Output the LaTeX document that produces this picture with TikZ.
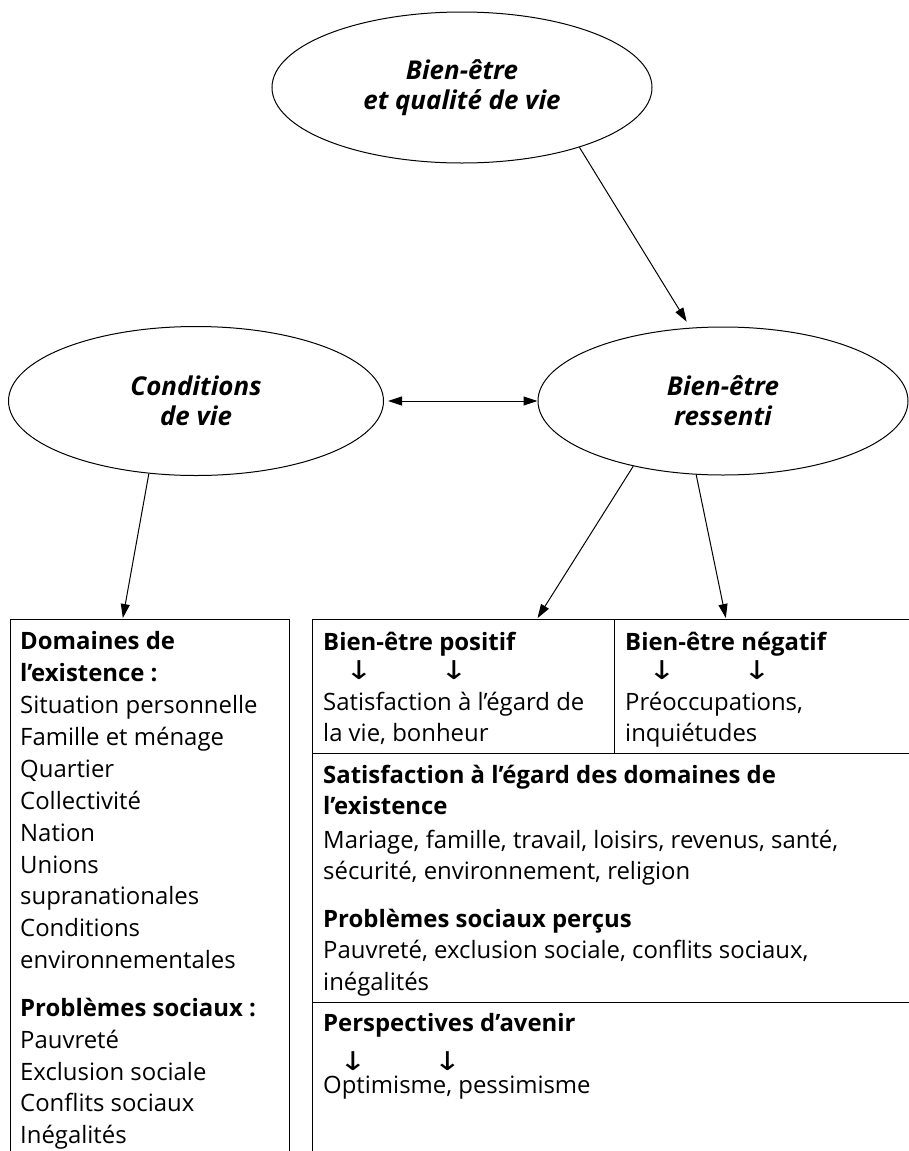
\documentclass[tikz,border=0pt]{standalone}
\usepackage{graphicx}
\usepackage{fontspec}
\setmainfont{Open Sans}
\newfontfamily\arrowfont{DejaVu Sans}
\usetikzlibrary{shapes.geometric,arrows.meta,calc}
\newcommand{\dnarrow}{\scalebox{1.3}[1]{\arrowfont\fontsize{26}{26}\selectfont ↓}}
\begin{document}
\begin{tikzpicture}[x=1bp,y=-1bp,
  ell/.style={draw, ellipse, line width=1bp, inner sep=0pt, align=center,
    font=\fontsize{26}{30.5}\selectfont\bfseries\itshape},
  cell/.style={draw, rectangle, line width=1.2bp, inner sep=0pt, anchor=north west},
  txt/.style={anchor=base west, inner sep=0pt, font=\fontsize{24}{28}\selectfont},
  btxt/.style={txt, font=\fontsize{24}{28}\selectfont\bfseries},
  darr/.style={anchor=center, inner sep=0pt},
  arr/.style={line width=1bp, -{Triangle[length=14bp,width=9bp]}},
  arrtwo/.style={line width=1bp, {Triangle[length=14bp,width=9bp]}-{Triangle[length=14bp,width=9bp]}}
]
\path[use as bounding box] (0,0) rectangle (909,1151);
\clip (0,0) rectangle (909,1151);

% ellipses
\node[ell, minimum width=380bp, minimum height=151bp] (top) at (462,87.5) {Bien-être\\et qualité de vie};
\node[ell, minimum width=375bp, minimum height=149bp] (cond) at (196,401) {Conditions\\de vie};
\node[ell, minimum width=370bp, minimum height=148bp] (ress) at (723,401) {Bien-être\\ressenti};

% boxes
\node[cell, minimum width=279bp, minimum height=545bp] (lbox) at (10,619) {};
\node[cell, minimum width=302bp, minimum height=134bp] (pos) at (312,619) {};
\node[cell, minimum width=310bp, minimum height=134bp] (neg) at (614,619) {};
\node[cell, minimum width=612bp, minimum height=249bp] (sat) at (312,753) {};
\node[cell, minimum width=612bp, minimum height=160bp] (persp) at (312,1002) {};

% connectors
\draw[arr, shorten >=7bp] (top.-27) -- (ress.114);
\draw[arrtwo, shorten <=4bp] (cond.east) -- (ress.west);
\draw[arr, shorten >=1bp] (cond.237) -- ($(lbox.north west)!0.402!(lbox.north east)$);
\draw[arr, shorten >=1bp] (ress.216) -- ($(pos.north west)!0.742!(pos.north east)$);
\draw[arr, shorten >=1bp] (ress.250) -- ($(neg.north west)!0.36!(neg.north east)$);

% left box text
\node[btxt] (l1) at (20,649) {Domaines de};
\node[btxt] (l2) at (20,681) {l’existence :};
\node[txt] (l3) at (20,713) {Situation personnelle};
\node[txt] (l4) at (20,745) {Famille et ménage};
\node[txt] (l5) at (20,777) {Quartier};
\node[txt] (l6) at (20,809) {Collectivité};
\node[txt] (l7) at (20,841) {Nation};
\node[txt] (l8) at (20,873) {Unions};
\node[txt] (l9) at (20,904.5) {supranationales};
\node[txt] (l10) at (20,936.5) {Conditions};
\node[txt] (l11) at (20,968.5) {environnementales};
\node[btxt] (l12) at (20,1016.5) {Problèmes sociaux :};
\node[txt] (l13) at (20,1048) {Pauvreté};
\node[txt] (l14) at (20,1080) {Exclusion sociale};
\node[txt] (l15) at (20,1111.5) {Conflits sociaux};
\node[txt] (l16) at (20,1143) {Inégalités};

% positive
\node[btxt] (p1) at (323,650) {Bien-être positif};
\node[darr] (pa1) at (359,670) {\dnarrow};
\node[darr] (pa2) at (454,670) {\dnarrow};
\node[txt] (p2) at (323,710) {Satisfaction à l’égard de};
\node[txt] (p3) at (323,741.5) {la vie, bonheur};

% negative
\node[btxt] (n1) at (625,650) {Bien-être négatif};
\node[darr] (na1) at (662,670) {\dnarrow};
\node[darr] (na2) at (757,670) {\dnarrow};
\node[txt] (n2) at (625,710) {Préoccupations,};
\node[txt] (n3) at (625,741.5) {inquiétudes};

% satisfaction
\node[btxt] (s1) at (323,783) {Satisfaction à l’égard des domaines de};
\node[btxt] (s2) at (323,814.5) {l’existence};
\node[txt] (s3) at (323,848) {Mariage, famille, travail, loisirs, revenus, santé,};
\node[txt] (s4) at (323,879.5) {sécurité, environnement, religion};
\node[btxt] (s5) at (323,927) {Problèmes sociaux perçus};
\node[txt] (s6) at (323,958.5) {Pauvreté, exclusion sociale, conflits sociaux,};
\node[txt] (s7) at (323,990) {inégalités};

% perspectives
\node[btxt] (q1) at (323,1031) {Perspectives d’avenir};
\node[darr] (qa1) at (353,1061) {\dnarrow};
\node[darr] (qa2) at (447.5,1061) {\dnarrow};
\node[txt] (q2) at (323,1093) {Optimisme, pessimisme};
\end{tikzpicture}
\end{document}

——

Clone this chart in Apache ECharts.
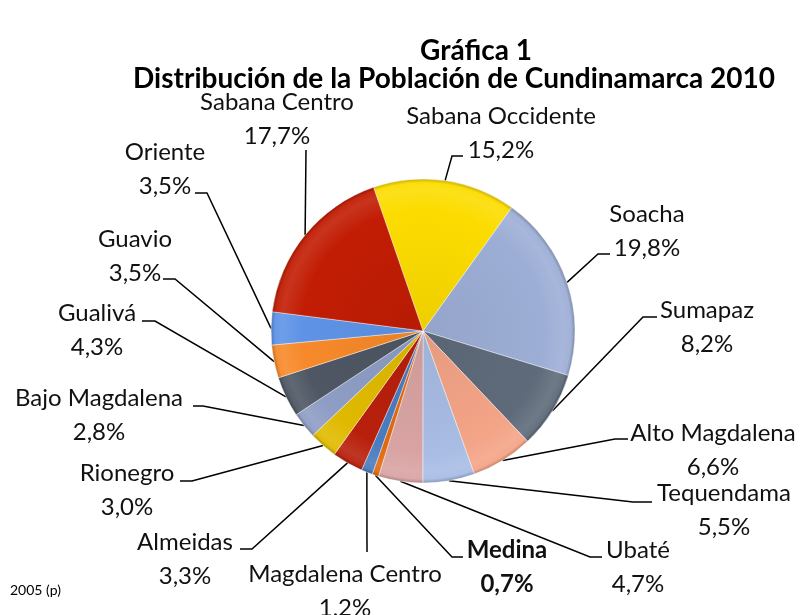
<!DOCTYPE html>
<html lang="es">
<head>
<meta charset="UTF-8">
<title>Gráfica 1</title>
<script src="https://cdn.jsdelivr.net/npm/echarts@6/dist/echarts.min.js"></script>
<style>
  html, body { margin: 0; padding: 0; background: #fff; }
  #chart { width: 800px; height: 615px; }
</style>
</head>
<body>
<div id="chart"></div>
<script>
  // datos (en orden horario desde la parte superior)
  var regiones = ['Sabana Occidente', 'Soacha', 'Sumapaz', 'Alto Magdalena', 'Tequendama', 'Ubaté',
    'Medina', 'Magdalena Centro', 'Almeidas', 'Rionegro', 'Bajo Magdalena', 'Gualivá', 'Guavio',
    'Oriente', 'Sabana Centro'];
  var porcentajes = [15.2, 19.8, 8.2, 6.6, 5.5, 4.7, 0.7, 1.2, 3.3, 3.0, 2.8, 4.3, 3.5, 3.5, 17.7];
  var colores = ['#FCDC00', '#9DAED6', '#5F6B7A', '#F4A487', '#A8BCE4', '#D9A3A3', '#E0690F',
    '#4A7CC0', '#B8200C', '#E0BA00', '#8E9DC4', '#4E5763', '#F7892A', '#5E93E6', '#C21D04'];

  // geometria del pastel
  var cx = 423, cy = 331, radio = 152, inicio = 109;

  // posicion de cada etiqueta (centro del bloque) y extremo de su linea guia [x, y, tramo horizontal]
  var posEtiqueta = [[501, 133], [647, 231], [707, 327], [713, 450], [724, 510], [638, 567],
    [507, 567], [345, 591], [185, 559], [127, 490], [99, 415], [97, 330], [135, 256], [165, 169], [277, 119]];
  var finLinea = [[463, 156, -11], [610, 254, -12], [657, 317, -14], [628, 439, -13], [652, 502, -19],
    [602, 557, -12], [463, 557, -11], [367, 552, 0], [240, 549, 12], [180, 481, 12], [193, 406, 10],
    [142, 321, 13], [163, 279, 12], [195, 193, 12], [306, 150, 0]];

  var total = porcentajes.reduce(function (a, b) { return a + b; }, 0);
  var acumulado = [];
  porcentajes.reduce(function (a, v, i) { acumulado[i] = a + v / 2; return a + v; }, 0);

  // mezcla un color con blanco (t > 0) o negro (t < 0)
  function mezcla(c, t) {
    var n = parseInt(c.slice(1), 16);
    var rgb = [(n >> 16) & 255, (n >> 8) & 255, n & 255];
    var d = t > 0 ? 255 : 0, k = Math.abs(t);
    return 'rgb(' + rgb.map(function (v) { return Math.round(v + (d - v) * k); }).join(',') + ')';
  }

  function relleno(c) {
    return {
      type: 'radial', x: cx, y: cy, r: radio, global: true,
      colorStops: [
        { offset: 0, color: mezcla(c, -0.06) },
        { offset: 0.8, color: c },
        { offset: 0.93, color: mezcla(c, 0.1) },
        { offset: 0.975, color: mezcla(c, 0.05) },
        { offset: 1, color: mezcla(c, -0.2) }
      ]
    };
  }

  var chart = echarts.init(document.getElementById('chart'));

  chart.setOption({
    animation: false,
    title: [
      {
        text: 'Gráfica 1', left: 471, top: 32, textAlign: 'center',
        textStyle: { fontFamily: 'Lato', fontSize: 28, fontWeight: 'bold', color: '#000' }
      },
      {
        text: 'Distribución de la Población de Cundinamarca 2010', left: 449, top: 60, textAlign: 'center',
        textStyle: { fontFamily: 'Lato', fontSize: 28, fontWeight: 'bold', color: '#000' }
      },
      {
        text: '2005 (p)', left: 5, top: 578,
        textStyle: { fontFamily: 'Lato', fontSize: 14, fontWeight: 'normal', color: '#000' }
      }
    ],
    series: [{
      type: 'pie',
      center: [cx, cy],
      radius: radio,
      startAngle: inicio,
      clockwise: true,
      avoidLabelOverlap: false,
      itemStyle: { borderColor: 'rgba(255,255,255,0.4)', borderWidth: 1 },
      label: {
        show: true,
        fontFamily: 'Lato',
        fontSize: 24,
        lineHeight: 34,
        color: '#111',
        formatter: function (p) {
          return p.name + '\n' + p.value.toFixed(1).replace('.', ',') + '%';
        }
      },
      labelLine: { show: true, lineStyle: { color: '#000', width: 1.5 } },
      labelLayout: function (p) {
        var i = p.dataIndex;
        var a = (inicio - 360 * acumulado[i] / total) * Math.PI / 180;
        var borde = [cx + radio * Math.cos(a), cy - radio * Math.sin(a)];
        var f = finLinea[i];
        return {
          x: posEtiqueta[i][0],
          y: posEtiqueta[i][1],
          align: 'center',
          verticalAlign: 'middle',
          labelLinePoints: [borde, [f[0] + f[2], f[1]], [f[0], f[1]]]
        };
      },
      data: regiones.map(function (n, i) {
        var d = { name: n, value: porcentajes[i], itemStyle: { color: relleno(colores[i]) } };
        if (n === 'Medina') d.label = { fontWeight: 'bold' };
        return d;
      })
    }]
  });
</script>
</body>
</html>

——

→ **SET EXERCISE**: Copy each line of the listing that includes "this".

→ **OUTPUT BELOW**:
Output the LaTeX document that produces this picture with TikZ.
Clone this chart in Apache ECharts.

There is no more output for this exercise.